- [Data items]

[start]

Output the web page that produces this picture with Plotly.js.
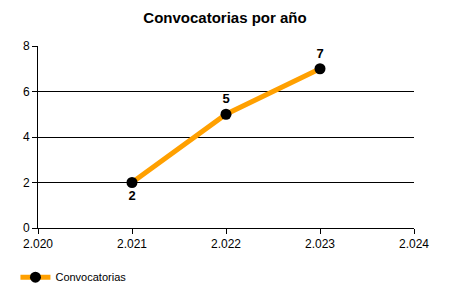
<!DOCTYPE html>
<html>
<head>
<meta charset="utf-8">
<script src="https://cdn.plot.ly/plotly-3.0.1.min.js"></script>
<style>html,body{margin:0;padding:0;background:#fff;}#chart{width:450px;height:300px;}</style>
</head>
<body>
<div id="chart"></div>
<script>
const years = [2021, 2022, 2023];
const convocatorias = [2, 5, 7];
const labelPositions = ['bottom center', 'top center', 'top center'];
const xTickVals = [2020, 2021, 2022, 2023, 2024];
const xTickText = ['2.020', '2.021', '2.022', '2.023', '2.024'];
const yTickVals = [0, 2, 4, 6, 8];

const trace = {
  x: years,
  y: convocatorias,
  type: 'scatter',
  mode: 'lines+markers+text',
  name: 'Convocatorias',
  line: {color: '#FFA000', width: 5},
  marker: {color: '#000000', size: 11},
  text: convocatorias.map(String),
  textposition: labelPositions,
  textfont: {family: 'Liberation Sans, Arial', size: 13, color: '#000000', weight: 'bold'},
  cliponaxis: false
};

const layout = {
  width: 450, height: 300,
  margin: {l: 38, r: 36, t: 46, b: 72, autoexpand: false},
  paper_bgcolor: '#ffffff', plot_bgcolor: '#ffffff',
  font: {family: 'Liberation Sans, Arial', size: 12, color: '#000000'},
  title: {text: '<b>Convocatorias por año</b>', x: 0.5, xanchor: 'center', y: 0.94, yanchor: 'middle',
          font: {family: 'Liberation Sans, Arial', size: 15, color: '#000000'}},
  xaxis: {
    range: [2020, 2024], tickvals: xTickVals, ticktext: xTickText,
    showgrid: false, zeroline: false, showline: true, linecolor: '#000000', linewidth: 1,
    ticks: 'outside', ticklen: 5, tickcolor: '#000000', tickfont: {size: 12, color: '#000000'}
  },
  yaxis: {
    range: [0, 8], tickvals: yTickVals,
    showgrid: true, gridcolor: '#000000', gridwidth: 1, zeroline: false,
    showline: true, linecolor: '#000000', linewidth: 1,
    ticks: 'outside', ticklen: 5, tickcolor: '#000000', tickfont: {size: 12, color: '#000000'}
  },
  showlegend: true,
  legend: {x: -0.06, xanchor: 'left', y: -0.27, yanchor: 'middle', orientation: 'h',
           font: {size: 11, color: '#000000'}, bgcolor: 'rgba(0,0,0,0)', itemwidth: 30}
};

Plotly.newPlot('chart', [trace], layout, {displayModeBar: false, staticPlot: true});
</script>
</body>
</html>
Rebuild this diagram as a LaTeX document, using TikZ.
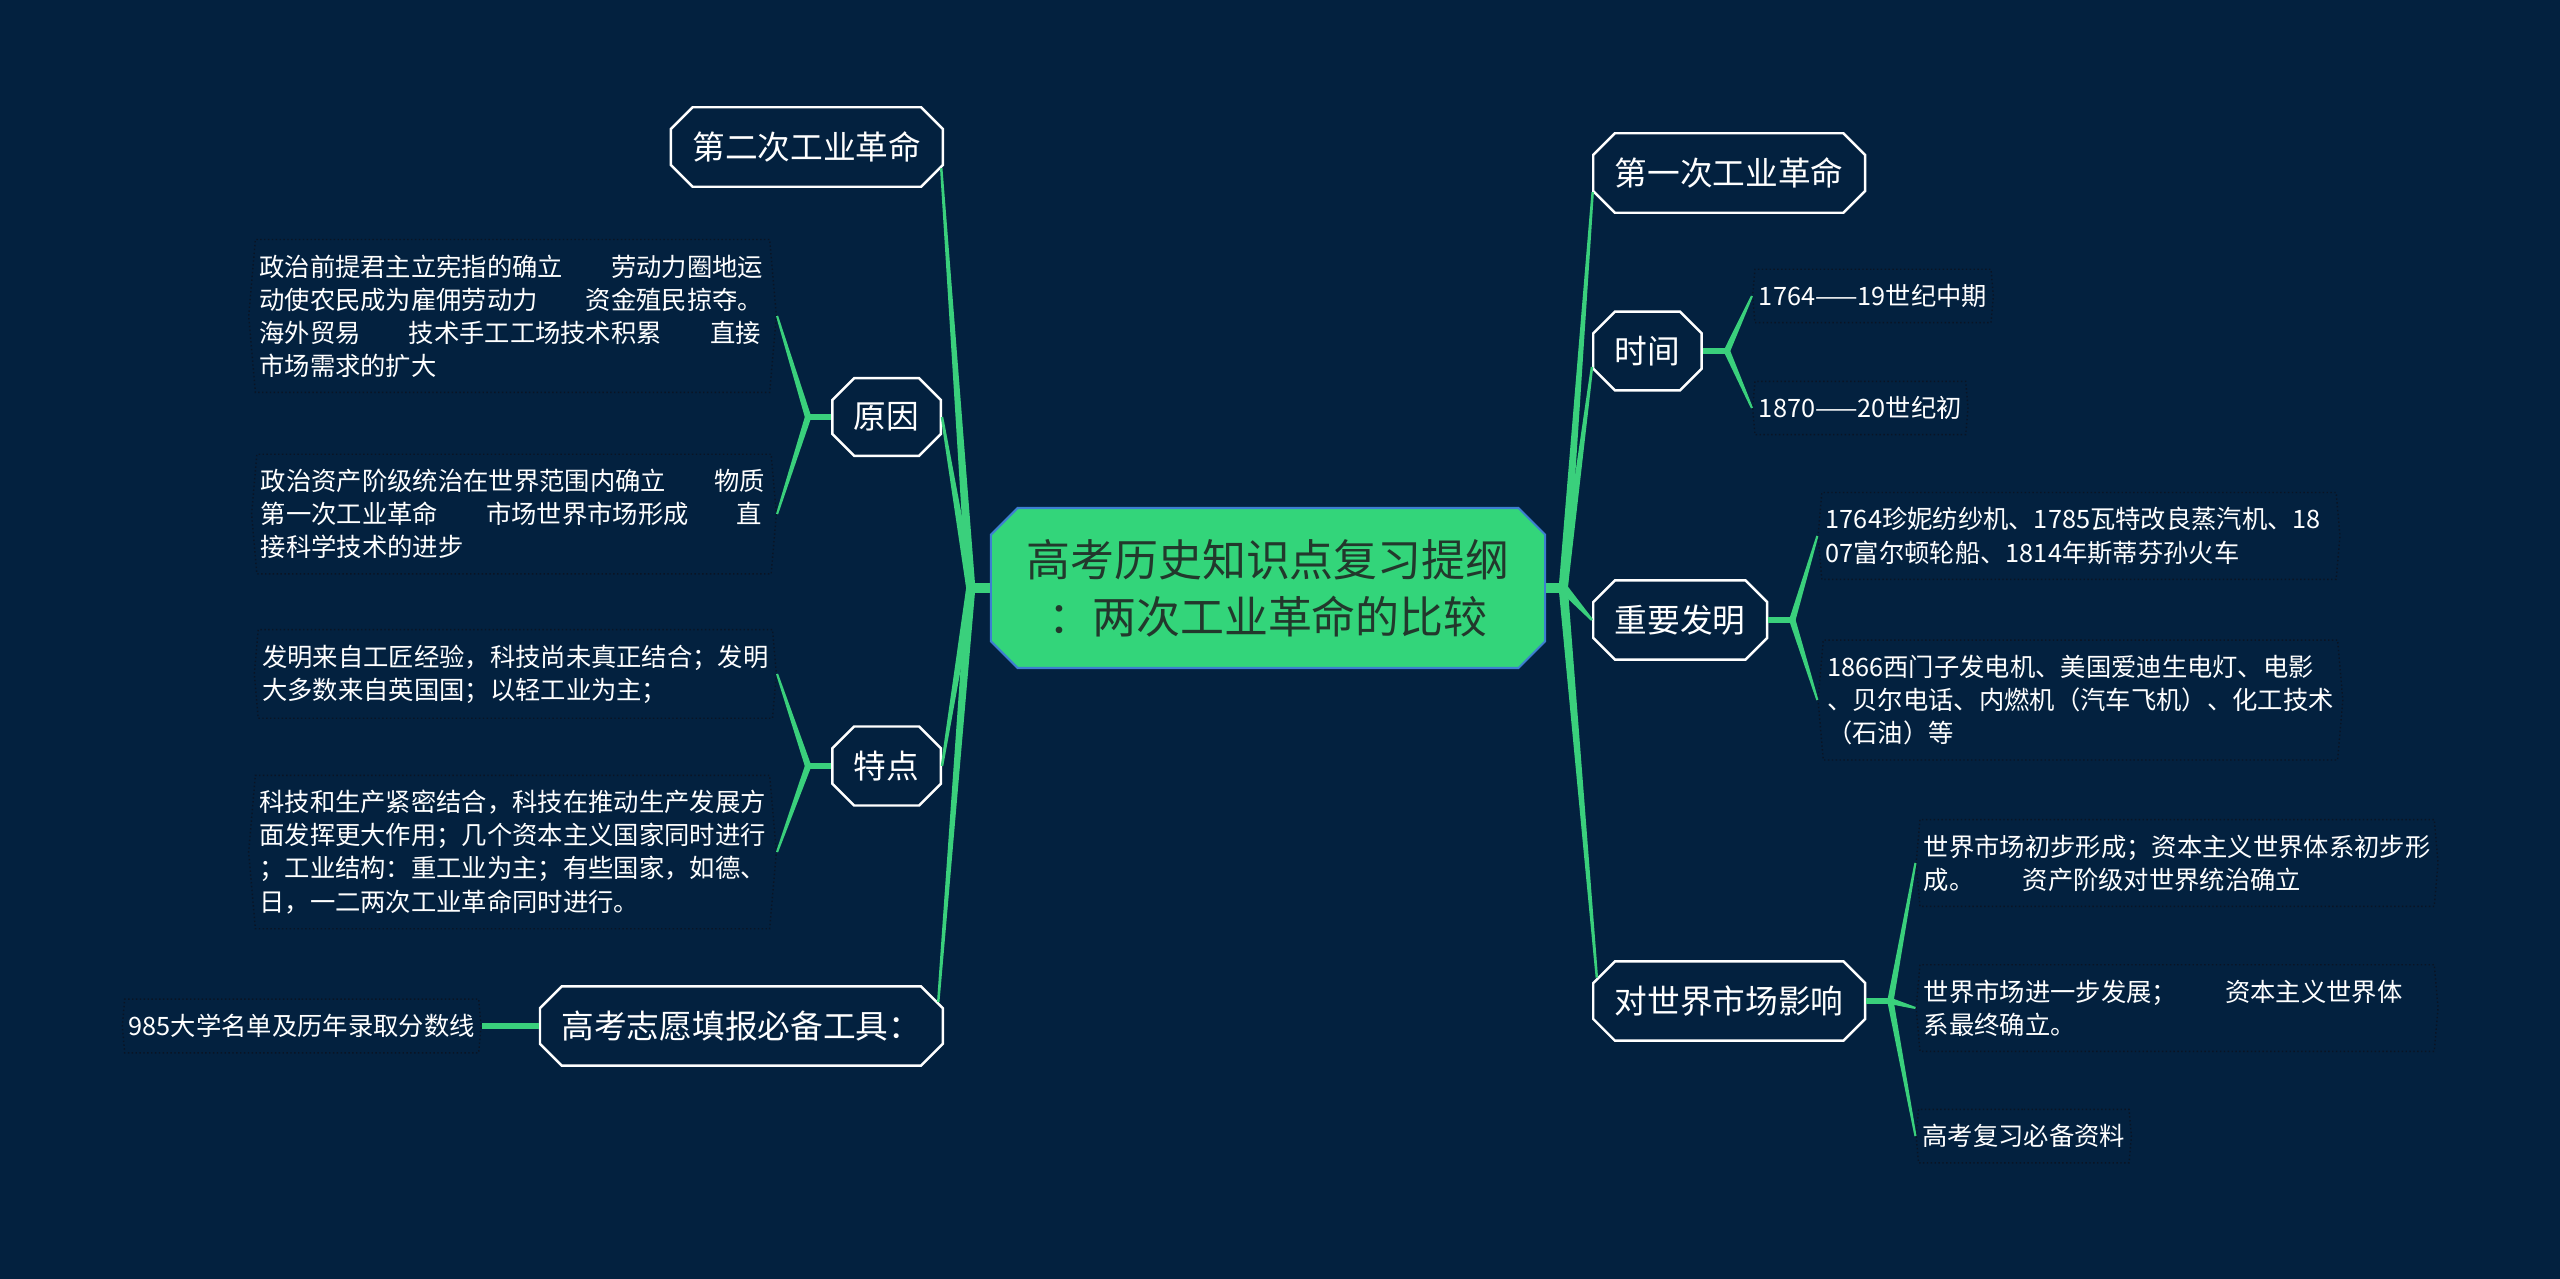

[end]

- [REQUIRED WORK] Copy out all the data exactly; skip the pictures.

- [REPLY]
Output the web page that produces this picture with Plotly.js.
<!DOCTYPE html>
<html>
<head>
<meta charset="utf-8">
<script src="https://cdn.plot.ly/plotly-3.0.1.min.js"></script>
<style>html,body{margin:0;padding:0;background:#fff;}#chart{width:450px;height:300px;}</style>
</head>
<body>
<div id="chart"></div>
<script>
const years = [2021, 2022, 2023];
const convocatorias = [2, 5, 7];
const labelPositions = ['bottom center', 'top center', 'top center'];
const xTickVals = [2020, 2021, 2022, 2023, 2024];
const xTickText = ['2.020', '2.021', '2.022', '2.023', '2.024'];
const yTickVals = [0, 2, 4, 6, 8];

const trace = {
  x: years,
  y: convocatorias,
  type: 'scatter',
  mode: 'lines+markers+text',
  name: 'Convocatorias',
  line: {color: '#FFA000', width: 5},
  marker: {color: '#000000', size: 11},
  text: convocatorias.map(String),
  textposition: labelPositions,
  textfont: {family: 'Liberation Sans, Arial', size: 13, color: '#000000', weight: 'bold'},
  cliponaxis: false
};

const layout = {
  width: 450, height: 300,
  margin: {l: 38, r: 36, t: 46, b: 72, autoexpand: false},
  paper_bgcolor: '#ffffff', plot_bgcolor: '#ffffff',
  font: {family: 'Liberation Sans, Arial', size: 12, color: '#000000'},
  title: {text: '<b>Convocatorias por año</b>', x: 0.5, xanchor: 'center', y: 0.94, yanchor: 'middle',
          font: {family: 'Liberation Sans, Arial', size: 15, color: '#000000'}},
  xaxis: {
    range: [2020, 2024], tickvals: xTickVals, ticktext: xTickText,
    showgrid: false, zeroline: false, showline: true, linecolor: '#000000', linewidth: 1,
    ticks: 'outside', ticklen: 5, tickcolor: '#000000', tickfont: {size: 12, color: '#000000'}
  },
  yaxis: {
    range: [0, 8], tickvals: yTickVals,
    showgrid: true, gridcolor: '#000000', gridwidth: 1, zeroline: false,
    showline: true, linecolor: '#000000', linewidth: 1,
    ticks: 'outside', ticklen: 5, tickcolor: '#000000', tickfont: {size: 12, color: '#000000'}
  },
  showlegend: true,
  legend: {x: -0.06, xanchor: 'left', y: -0.27, yanchor: 'middle', orientation: 'h',
           font: {size: 11, color: '#000000'}, bgcolor: 'rgba(0,0,0,0)', itemwidth: 30}
};

Plotly.newPlot('chart', [trace], layout, {displayModeBar: false, staticPlot: true});
</script>
</body>
</html>
Rebuild this diagram as a LaTeX document, using TikZ.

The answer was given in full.